[Film Review] Double Indemnity (1944)

Title: Double Indemnity
Year: 1944
Country: USA
Language: English
Genre: Crime, Drama, Film-Noir
Director: Billy Wilder
Billy Wilder
Raymond Chandler
James M. Cain
Music: Miklós Rózsa
Cinematography: John F. Seitz
Fred MacMurray
Barbara Stanwyck
Edward G. Robinson
Jean Heather
Tom Powers
Byron Barr
Porter Hall
Richard Gaines
Rating: 8.2/10

Billy Wilder’s earlier vintage work, DOUBLE INDEMNITY is an unapologetically thrilling film-noir, without any fluffy fillers, this morally shocking murder tale has justified itself as a textbook exemplar of how cinema is able to be a heavyweight platform to narrate a story, apart from all those auxiliary foils (both visually and sonically), the marrow here is a neat but impeccable script (by Wilder and Raymond Chandler).

The impending tragedy has been explicitly unravelled since the very beginning, the storyline starts as a flash-back, our protagonist, Walter Neff (Fred MacMurray), suffering from a bullet wound in his shoulder, has stated that he neither got the money nor the woman after executed a ruthless murder, then the film jumps to the overture to delve into the details of Walter’s fated encounter with Phyllis Dietrichson (a gracefully confident Barbara Stanwyck to portray a standard femme-fatale character), as an insurance rep, Walter is smitten with her and assists her to murder her wealthy husband so as to get the so-called “double indemnity” insurance compensation. The murder scheme certainly is not the most difficult part, the real challenge is after the evil conduct, in one hand, Walter’s super-acute superior Keyes (a bona-fide scene-stealer Edward G. Robinson) who gradually detects the real motive after the presuming accident death; on the other hand, the more devilish past of Phyllis suggests that there is an even bigger conspiracy is under the way.

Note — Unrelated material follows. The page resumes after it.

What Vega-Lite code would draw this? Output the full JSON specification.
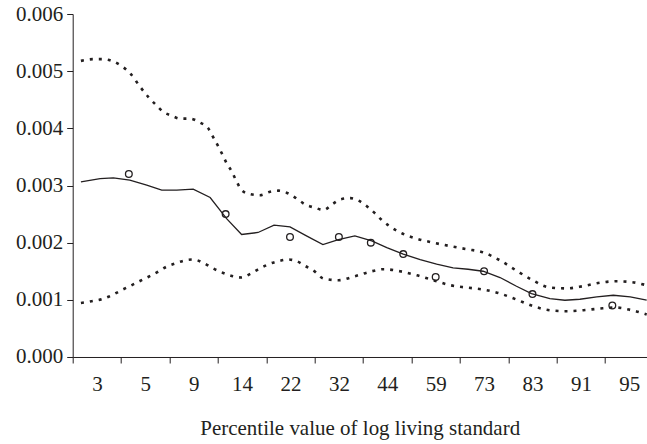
{
  "$schema": "https://vega.github.io/schema/vega-lite/v6.json",
  "width": 574,
  "height": 343,
  "autosize": {"type": "none"},
  "padding": {"left": 72.7, "top": 14, "right": 0, "bottom": 87},
  "background": "white",
  "config": {
    "view": {"stroke": null},
    "axis": {
      "labelFont": "Liberation Serif",
      "titleFont": "Liberation Serif",
      "labelFontSize": 21,
      "titleFontSize": 21,
      "titleFontWeight": "normal",
      "labelColor": "#231f20",
      "titleColor": "#231f20",
      "domainColor": "#231f20",
      "tickColor": "#231f20",
      "grid": false,
      "tickSize": 6
    }
  },
  "datasets": {
    "mid": [
      {"x": 0.17, "y": 0.003065}, {"x": 0.566, "y": 0.00312}, {"x": 0.84, "y": 0.003135},
      {"x": 1.18, "y": 0.003095}, {"x": 1.53, "y": 0.003007}, {"x": 1.84, "y": 0.00292},
      {"x": 2.15, "y": 0.00292}, {"x": 2.49, "y": 0.002937}, {"x": 2.84, "y": 0.00279},
      {"x": 3.18, "y": 0.00242}, {"x": 3.49, "y": 0.002143}, {"x": 3.83, "y": 0.002178},
      {"x": 4.16, "y": 0.002306}, {"x": 4.49, "y": 0.002277}, {"x": 4.83, "y": 0.00212},
      {"x": 5.17, "y": 0.001968}, {"x": 5.49, "y": 0.002055}, {"x": 5.83, "y": 0.00212},
      {"x": 6.18, "y": 0.00203}, {"x": 6.49, "y": 0.001915}, {"x": 6.83, "y": 0.0018},
      {"x": 7.18, "y": 0.001705}, {"x": 7.52, "y": 0.001623}, {"x": 7.86, "y": 0.00156},
      {"x": 8.17, "y": 0.001535}, {"x": 8.48, "y": 0.0015}, {"x": 8.83, "y": 0.00139},
      {"x": 9.17, "y": 0.001238}, {"x": 9.48, "y": 0.00111}, {"x": 9.86, "y": 0.001022},
      {"x": 10.17, "y": 0.000993}, {"x": 10.48, "y": 0.00101}, {"x": 10.83, "y": 0.00105},
      {"x": 11.17, "y": 0.00108}, {"x": 11.52, "y": 0.00105}, {"x": 11.86, "y": 0.000993}
    ],
    "upper": [
      {"x": 0.17, "y": 0.00518}, {"x": 0.43, "y": 0.00521}, {"x": 0.63, "y": 0.00521},
      {"x": 0.84, "y": 0.00517}, {"x": 1.01, "y": 0.00509}, {"x": 1.18, "y": 0.00497},
      {"x": 1.39, "y": 0.00473}, {"x": 1.56, "y": 0.00455}, {"x": 1.72, "y": 0.00441},
      {"x": 1.87, "y": 0.00429}, {"x": 2.05, "y": 0.00422}, {"x": 2.22, "y": 0.00417},
      {"x": 2.42, "y": 0.00417}, {"x": 2.63, "y": 0.0041}, {"x": 2.8, "y": 0.004},
      {"x": 2.9, "y": 0.00385}, {"x": 3.01, "y": 0.00368}, {"x": 3.1, "y": 0.00353},
      {"x": 3.18, "y": 0.00339}, {"x": 3.29, "y": 0.00324}, {"x": 3.39, "y": 0.003065},
      {"x": 3.49, "y": 0.00292}, {"x": 3.66, "y": 0.00285}, {"x": 3.87, "y": 0.00283},
      {"x": 4.08, "y": 0.00289}, {"x": 4.25, "y": 0.00291}, {"x": 4.43, "y": 0.00287},
      {"x": 4.63, "y": 0.00277}, {"x": 4.8, "y": 0.00267}, {"x": 5.01, "y": 0.00261},
      {"x": 5.18, "y": 0.00257}, {"x": 5.36, "y": 0.00267}, {"x": 5.54, "y": 0.00276},
      {"x": 5.74, "y": 0.00278}, {"x": 5.92, "y": 0.00273}, {"x": 6.09, "y": 0.00263},
      {"x": 6.25, "y": 0.00251}, {"x": 6.38, "y": 0.0024}, {"x": 6.56, "y": 0.00228},
      {"x": 6.76, "y": 0.00218}, {"x": 7.11, "y": 0.00207}, {"x": 7.45, "y": 0.002},
      {"x": 7.8, "y": 0.00194}, {"x": 8.14, "y": 0.001886}, {"x": 8.48, "y": 0.00183},
      {"x": 8.83, "y": 0.00169}, {"x": 9.17, "y": 0.00151}, {"x": 9.48, "y": 0.001355},
      {"x": 9.86, "y": 0.001215}, {"x": 10.2, "y": 0.0012}, {"x": 10.55, "y": 0.00124},
      {"x": 10.9, "y": 0.0013}, {"x": 11.24, "y": 0.001325}, {"x": 11.55, "y": 0.00131},
      {"x": 11.86, "y": 0.001255}
    ],
    "lower": [
      {"x": 0.17, "y": 0.000946}, {"x": 0.39, "y": 0.000975}, {"x": 0.6, "y": 0.00101},
      {"x": 0.81, "y": 0.00108}, {"x": 1.01, "y": 0.00117}, {"x": 1.18, "y": 0.00124},
      {"x": 1.39, "y": 0.00133}, {"x": 1.56, "y": 0.0014}, {"x": 1.74, "y": 0.00148},
      {"x": 1.94, "y": 0.00158}, {"x": 2.11, "y": 0.001635}, {"x": 2.32, "y": 0.00169},
      {"x": 2.49, "y": 0.001705}, {"x": 2.7, "y": 0.001646}, {"x": 2.9, "y": 0.00155},
      {"x": 3.11, "y": 0.00147}, {"x": 3.32, "y": 0.00141}, {"x": 3.49, "y": 0.00139},
      {"x": 3.66, "y": 0.00145}, {"x": 3.87, "y": 0.00155}, {"x": 4.04, "y": 0.00162},
      {"x": 4.25, "y": 0.001676}, {"x": 4.45, "y": 0.001705}, {"x": 4.63, "y": 0.001676},
      {"x": 4.8, "y": 0.001594}, {"x": 5.01, "y": 0.00149}, {"x": 5.18, "y": 0.001373},
      {"x": 5.49, "y": 0.001343}, {"x": 5.83, "y": 0.001413}, {"x": 6.18, "y": 0.0015},
      {"x": 6.42, "y": 0.001536}, {"x": 6.76, "y": 0.0015}, {"x": 7.11, "y": 0.00143},
      {"x": 7.45, "y": 0.001343}, {"x": 7.8, "y": 0.001256}, {"x": 8.14, "y": 0.001215},
      {"x": 8.48, "y": 0.00118}, {"x": 8.83, "y": 0.00111}, {"x": 9.17, "y": 0.001005},
      {"x": 9.52, "y": 0.000888}, {"x": 9.86, "y": 0.000818}, {"x": 10.2, "y": 0.0008},
      {"x": 10.55, "y": 0.000818}, {"x": 10.9, "y": 0.000848}, {"x": 11.24, "y": 0.000865},
      {"x": 11.55, "y": 0.000818}, {"x": 11.86, "y": 0.000743}
    ],
    "points": [
      {"x": 1.16, "y": 0.0032}, {"x": 3.16, "y": 0.0025}, {"x": 4.49, "y": 0.0021},
      {"x": 5.5, "y": 0.0021}, {"x": 6.16, "y": 0.002}, {"x": 6.83, "y": 0.0018},
      {"x": 7.5, "y": 0.0014}, {"x": 8.5, "y": 0.0015}, {"x": 9.5, "y": 0.0011},
      {"x": 11.15, "y": 0.0009}
    ]
  },
  "encoding": {
    "x": {
      "field": "x",
      "type": "quantitative",
      "scale": {"domain": [0, 11.86], "nice": false, "zero": false},
      "axis": {
        "values": [0, 1, 2, 3, 4, 5, 6, 7, 8, 9, 10, 11],
        "labelExpr": "['3','5','9','14','22','32','44','59','73','83','91','95'][datum.value]",
        "labelOffset": 24.2,
        "labelFlush": false,
        "labelPadding": 11,
        "title": "Percentile value of log living standard",
        "titlePadding": 23
      }
    },
    "y": {
      "field": "y",
      "type": "quantitative",
      "scale": {"domain": [0, 0.006], "nice": false},
      "axis": {
        "values": [0, 0.001, 0.002, 0.003, 0.004, 0.005, 0.006],
        "format": ".3f",
        "labelPadding": 4,
        "title": null
      }
    }
  },
  "layer": [
    {
      "data": {"name": "upper"},
      "mark": {"type": "line", "interpolate": "monotone", "color": "#231f20", "strokeWidth": 2.6, "strokeDash": [3, 6]}
    },
    {
      "data": {"name": "lower"},
      "mark": {"type": "line", "interpolate": "monotone", "color": "#231f20", "strokeWidth": 2.6, "strokeDash": [3, 6]}
    },
    {
      "data": {"name": "mid"},
      "mark": {"type": "line", "color": "#231f20", "strokeWidth": 1.3}
    },
    {
      "data": {"name": "points"},
      "mark": {"type": "point", "shape": "circle", "filled": false, "color": "#231f20", "strokeWidth": 1.3, "size": 45, "opacity": 1}
    }
  ]
}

One could never argue that the script is prodigiously witty and most notably is Keyes’ eloquence in harnessing his professional intuition (“the little man inside”) to find out the loophole behind any ostensibly qualified insurance cases. It’s quite unimaginable that Robinson had been snubbed for a supporting acting nomination while the film has acquired 7, including BEST PICTURE, DIRECTOR and LEADING ACTRESS (without win though); while MacMurray, had been eluded by the Academy throughout his wholesome career, potentially had delivered his best work in depicting an ambiguous figure with all he had; Stanwyck’s role is a tad feeble due to her not-too-copious presence but she is just marvellous to watch with each gesture and expression entangled with her own breed of complexity, but the final convolution of her heartlessness-turns-soft tactic is a self-conscious compromise, woman falls prey of a man’s world is just an illusionary chimera, which has been haunting us until this moment and will thrive on and on.